## [Problem description]
Reproduce, please, the span of lines beginning at the line with "Rebuild this diagram" and ending at the line with "(0,0) rectangle (1193,635);", inclusive, minus any pictures.

=== Stored rows ===

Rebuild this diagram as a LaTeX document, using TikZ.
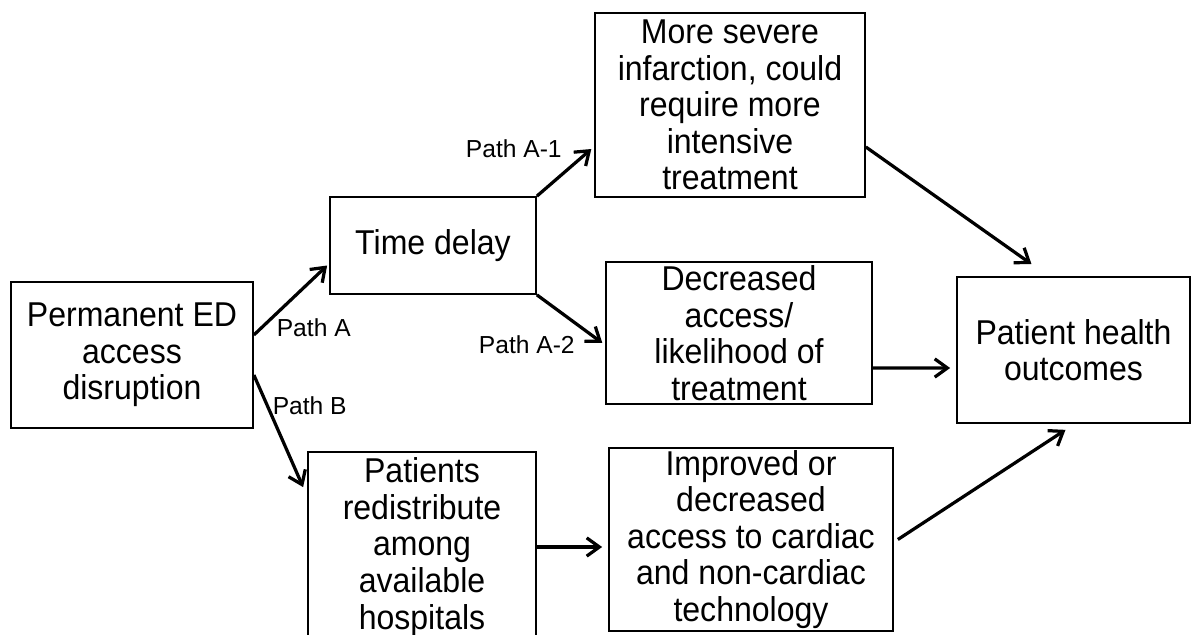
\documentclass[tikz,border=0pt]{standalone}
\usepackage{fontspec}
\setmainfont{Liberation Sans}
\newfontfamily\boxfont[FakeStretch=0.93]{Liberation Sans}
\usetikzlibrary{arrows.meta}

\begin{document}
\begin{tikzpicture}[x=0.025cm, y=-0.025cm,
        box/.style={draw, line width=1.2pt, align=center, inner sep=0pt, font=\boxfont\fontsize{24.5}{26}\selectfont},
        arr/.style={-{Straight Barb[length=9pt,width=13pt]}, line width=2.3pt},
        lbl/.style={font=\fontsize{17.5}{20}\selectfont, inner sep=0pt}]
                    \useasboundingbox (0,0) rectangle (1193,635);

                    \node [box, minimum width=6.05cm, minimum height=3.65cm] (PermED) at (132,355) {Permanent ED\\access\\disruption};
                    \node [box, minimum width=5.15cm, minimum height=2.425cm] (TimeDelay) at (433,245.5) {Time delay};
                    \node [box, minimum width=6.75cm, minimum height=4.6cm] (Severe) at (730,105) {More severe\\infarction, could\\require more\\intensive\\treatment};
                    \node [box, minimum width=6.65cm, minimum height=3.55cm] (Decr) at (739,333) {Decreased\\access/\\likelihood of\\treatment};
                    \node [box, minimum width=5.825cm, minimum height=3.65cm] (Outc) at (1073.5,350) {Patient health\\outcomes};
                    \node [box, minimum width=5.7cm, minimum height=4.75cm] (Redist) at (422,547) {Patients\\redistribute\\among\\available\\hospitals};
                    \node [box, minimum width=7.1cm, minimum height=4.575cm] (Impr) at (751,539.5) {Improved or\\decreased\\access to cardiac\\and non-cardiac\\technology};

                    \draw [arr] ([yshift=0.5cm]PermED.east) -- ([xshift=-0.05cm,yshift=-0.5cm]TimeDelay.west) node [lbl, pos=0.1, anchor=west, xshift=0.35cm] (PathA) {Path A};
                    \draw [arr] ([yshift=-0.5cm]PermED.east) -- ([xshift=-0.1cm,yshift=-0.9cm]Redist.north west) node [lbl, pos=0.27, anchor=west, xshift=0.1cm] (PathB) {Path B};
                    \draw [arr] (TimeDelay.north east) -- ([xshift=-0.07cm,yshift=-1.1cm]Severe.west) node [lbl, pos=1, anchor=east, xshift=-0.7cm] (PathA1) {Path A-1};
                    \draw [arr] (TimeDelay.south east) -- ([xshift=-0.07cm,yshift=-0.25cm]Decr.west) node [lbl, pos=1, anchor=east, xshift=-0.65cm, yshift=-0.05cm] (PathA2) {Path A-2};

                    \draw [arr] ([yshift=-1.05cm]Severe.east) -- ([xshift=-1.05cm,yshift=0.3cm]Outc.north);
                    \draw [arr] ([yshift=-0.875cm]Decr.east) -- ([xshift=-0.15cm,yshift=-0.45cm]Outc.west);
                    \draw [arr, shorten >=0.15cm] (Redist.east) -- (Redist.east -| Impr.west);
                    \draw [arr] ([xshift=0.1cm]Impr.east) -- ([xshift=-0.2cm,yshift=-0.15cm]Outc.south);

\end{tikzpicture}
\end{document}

===
=== Stored rows ===

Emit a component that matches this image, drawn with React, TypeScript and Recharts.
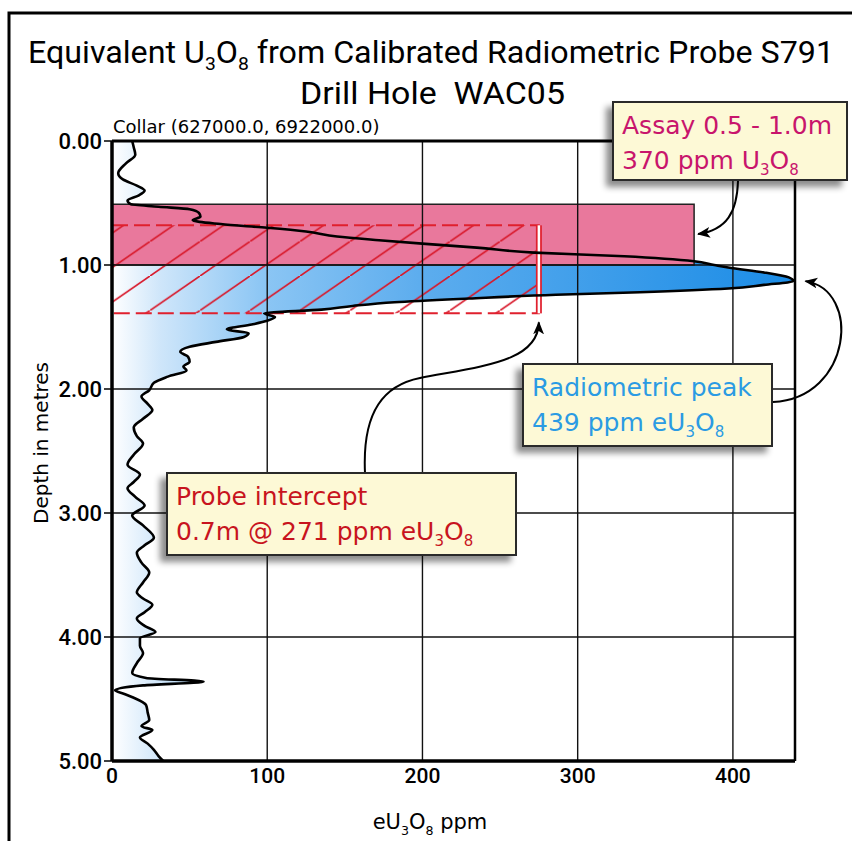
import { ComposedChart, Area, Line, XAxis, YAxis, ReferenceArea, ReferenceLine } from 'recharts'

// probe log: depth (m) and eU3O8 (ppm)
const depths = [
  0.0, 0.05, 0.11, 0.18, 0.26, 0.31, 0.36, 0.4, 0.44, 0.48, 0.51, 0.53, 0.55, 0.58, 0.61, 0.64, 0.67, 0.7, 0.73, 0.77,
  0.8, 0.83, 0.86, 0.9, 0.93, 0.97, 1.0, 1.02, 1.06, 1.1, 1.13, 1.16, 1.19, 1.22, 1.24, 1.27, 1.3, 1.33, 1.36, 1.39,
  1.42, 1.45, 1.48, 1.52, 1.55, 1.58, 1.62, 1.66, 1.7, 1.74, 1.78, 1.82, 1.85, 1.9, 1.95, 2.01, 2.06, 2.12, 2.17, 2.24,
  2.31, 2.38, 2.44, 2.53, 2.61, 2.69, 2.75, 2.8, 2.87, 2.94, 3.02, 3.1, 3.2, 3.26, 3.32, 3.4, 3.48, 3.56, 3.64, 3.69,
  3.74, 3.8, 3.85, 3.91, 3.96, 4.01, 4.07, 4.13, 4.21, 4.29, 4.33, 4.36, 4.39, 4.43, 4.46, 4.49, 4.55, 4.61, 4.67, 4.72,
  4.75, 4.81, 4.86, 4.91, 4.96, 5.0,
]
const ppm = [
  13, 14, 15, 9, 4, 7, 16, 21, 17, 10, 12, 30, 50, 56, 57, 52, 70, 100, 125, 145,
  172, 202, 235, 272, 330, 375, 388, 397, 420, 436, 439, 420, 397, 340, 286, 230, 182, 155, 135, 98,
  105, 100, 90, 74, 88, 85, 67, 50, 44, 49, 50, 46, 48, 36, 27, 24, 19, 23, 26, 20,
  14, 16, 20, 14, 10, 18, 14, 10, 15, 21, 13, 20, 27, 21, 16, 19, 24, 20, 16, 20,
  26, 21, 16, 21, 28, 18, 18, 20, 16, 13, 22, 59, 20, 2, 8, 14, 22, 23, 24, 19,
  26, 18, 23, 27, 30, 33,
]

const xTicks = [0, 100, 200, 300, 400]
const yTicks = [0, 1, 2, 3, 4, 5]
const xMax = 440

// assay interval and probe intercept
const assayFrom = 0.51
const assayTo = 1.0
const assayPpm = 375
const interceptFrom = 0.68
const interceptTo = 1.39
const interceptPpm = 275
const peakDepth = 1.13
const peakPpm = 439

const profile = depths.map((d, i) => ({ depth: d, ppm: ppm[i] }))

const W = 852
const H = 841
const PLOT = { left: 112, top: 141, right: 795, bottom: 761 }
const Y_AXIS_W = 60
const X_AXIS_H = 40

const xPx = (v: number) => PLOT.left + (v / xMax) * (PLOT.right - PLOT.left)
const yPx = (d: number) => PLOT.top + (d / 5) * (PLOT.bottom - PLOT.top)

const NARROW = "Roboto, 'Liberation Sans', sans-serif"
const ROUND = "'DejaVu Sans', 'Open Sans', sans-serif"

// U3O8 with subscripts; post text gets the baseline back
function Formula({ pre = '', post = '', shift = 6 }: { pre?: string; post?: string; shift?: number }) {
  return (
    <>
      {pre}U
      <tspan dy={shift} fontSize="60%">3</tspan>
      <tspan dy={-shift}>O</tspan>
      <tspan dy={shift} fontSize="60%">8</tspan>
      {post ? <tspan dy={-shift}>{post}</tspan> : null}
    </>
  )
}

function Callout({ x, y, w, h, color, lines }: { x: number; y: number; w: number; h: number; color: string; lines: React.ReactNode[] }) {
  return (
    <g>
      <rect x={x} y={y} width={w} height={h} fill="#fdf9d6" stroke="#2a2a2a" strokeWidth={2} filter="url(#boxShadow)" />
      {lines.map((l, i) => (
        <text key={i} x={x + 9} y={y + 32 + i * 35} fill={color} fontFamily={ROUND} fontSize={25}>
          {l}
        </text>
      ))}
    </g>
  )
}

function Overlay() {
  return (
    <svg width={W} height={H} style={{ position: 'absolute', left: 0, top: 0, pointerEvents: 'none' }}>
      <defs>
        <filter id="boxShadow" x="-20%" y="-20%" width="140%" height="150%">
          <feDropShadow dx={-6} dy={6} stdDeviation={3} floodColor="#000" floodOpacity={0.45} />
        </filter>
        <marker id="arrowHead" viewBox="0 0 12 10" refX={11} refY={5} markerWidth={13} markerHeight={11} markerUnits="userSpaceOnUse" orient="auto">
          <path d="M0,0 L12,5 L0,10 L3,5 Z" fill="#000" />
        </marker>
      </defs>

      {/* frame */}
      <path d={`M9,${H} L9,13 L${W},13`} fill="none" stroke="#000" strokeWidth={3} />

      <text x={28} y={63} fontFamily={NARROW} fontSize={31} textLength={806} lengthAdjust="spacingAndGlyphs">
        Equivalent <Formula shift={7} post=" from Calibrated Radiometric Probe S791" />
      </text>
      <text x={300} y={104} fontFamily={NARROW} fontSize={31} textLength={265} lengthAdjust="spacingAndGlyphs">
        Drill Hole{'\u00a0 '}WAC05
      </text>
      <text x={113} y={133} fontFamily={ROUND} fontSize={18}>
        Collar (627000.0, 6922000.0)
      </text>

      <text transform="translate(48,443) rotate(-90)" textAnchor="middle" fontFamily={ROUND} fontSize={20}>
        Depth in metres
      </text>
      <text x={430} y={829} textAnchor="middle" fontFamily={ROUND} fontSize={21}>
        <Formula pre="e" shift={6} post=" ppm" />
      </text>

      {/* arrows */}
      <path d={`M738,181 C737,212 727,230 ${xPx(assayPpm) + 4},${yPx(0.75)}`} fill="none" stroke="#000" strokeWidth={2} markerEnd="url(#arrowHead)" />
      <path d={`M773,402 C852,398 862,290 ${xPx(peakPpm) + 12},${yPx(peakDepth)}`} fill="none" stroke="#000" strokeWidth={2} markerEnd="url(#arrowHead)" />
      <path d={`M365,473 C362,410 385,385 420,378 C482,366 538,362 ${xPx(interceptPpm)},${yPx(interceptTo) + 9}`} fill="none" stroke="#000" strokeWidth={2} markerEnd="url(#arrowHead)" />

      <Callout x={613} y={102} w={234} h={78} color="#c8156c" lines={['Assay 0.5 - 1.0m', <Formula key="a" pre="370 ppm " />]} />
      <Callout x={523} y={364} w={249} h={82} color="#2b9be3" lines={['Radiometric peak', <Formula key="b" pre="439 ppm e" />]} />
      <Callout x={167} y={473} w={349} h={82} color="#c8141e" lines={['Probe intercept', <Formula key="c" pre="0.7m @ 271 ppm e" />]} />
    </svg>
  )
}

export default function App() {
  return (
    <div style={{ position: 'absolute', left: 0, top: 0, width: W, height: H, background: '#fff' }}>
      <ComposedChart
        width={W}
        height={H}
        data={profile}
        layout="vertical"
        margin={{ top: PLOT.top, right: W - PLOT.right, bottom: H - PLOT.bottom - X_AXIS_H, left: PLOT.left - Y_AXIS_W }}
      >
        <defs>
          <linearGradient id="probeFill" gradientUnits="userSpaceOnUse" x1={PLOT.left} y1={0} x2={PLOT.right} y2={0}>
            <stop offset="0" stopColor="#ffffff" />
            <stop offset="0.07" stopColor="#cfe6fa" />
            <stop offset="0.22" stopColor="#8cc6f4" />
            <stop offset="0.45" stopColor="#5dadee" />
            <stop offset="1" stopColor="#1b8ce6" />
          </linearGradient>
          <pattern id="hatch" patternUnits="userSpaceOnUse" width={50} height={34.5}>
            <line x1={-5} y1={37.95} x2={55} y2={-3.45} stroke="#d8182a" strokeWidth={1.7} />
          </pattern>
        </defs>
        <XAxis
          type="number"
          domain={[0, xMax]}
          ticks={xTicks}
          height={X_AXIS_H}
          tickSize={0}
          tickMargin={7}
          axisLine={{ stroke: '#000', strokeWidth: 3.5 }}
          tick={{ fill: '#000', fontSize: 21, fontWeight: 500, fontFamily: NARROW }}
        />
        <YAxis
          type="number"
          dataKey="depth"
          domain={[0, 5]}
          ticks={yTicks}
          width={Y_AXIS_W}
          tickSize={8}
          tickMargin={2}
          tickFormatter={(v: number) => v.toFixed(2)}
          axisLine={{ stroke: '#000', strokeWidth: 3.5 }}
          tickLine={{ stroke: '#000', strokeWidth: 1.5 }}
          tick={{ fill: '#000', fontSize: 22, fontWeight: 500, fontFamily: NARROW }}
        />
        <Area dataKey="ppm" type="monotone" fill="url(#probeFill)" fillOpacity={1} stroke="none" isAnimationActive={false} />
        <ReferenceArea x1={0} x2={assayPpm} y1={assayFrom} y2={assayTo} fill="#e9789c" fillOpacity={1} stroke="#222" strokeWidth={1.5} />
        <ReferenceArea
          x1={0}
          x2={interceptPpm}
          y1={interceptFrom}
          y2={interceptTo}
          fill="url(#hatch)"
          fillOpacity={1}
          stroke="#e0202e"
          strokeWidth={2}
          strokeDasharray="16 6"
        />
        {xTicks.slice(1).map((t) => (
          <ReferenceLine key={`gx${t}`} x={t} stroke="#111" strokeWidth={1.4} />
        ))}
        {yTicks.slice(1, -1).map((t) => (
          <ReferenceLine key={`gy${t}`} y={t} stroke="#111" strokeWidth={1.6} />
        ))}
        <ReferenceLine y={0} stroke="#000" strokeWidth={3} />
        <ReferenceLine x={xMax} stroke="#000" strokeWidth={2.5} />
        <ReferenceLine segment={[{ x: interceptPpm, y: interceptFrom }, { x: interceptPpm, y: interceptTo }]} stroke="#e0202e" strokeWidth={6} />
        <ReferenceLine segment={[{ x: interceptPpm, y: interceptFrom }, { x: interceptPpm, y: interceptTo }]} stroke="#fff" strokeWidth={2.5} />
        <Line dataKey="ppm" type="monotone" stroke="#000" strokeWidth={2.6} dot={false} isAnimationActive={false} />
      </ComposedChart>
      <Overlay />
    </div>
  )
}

===
=== Stored rows ===

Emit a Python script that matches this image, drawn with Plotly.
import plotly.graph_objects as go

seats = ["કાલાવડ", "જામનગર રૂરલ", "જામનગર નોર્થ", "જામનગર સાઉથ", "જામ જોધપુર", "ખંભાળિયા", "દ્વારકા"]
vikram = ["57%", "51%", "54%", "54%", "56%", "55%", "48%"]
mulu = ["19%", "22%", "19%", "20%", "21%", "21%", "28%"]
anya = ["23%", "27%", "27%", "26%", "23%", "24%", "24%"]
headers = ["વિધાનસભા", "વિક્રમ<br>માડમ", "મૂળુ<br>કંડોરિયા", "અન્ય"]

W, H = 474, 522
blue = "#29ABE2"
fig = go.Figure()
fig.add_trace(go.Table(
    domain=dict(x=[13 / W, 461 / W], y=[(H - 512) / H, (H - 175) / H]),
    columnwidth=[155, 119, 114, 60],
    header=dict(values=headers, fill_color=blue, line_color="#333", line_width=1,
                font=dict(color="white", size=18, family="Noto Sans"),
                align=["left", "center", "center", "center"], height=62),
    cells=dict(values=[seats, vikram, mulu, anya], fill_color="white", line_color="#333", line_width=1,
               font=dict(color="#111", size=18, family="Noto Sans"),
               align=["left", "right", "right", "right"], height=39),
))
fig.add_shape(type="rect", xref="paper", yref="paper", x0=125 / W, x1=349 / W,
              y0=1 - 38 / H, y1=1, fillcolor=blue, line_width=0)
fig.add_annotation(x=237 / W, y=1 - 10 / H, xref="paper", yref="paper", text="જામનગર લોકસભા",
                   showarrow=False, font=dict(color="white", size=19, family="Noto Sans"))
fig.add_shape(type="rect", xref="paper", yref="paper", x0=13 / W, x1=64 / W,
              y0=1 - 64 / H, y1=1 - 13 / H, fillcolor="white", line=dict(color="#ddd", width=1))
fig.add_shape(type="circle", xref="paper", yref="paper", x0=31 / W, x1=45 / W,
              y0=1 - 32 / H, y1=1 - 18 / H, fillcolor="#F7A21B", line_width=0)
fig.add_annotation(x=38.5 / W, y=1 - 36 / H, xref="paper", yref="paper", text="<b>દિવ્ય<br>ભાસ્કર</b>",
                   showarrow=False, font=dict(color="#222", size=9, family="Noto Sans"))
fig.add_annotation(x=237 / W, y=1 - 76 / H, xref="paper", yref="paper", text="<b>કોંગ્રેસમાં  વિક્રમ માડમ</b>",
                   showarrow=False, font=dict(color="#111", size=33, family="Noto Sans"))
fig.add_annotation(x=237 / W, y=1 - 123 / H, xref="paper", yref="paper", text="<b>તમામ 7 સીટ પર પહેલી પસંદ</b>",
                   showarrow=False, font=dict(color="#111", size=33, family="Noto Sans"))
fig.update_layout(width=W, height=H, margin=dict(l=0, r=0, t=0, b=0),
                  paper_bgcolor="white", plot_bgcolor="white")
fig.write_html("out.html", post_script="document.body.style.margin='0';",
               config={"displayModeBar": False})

===

## [Answer to this problem]
Rebuild this diagram as a LaTeX document, using TikZ.
\documentclass[tikz,border=0pt]{standalone}
\usepackage{fontspec}
\setmainfont{Liberation Sans}
\newfontfamily\boxfont[FakeStretch=0.93]{Liberation Sans}
\usetikzlibrary{arrows.meta}

\begin{document}
\begin{tikzpicture}[x=0.025cm, y=-0.025cm,
        box/.style={draw, line width=1.2pt, align=center, inner sep=0pt, font=\boxfont\fontsize{24.5}{26}\selectfont},
        arr/.style={-{Straight Barb[length=9pt,width=13pt]}, line width=2.3pt},
        lbl/.style={font=\fontsize{17.5}{20}\selectfont, inner sep=0pt}]
                    \useasboundingbox (0,0) rectangle (1193,635);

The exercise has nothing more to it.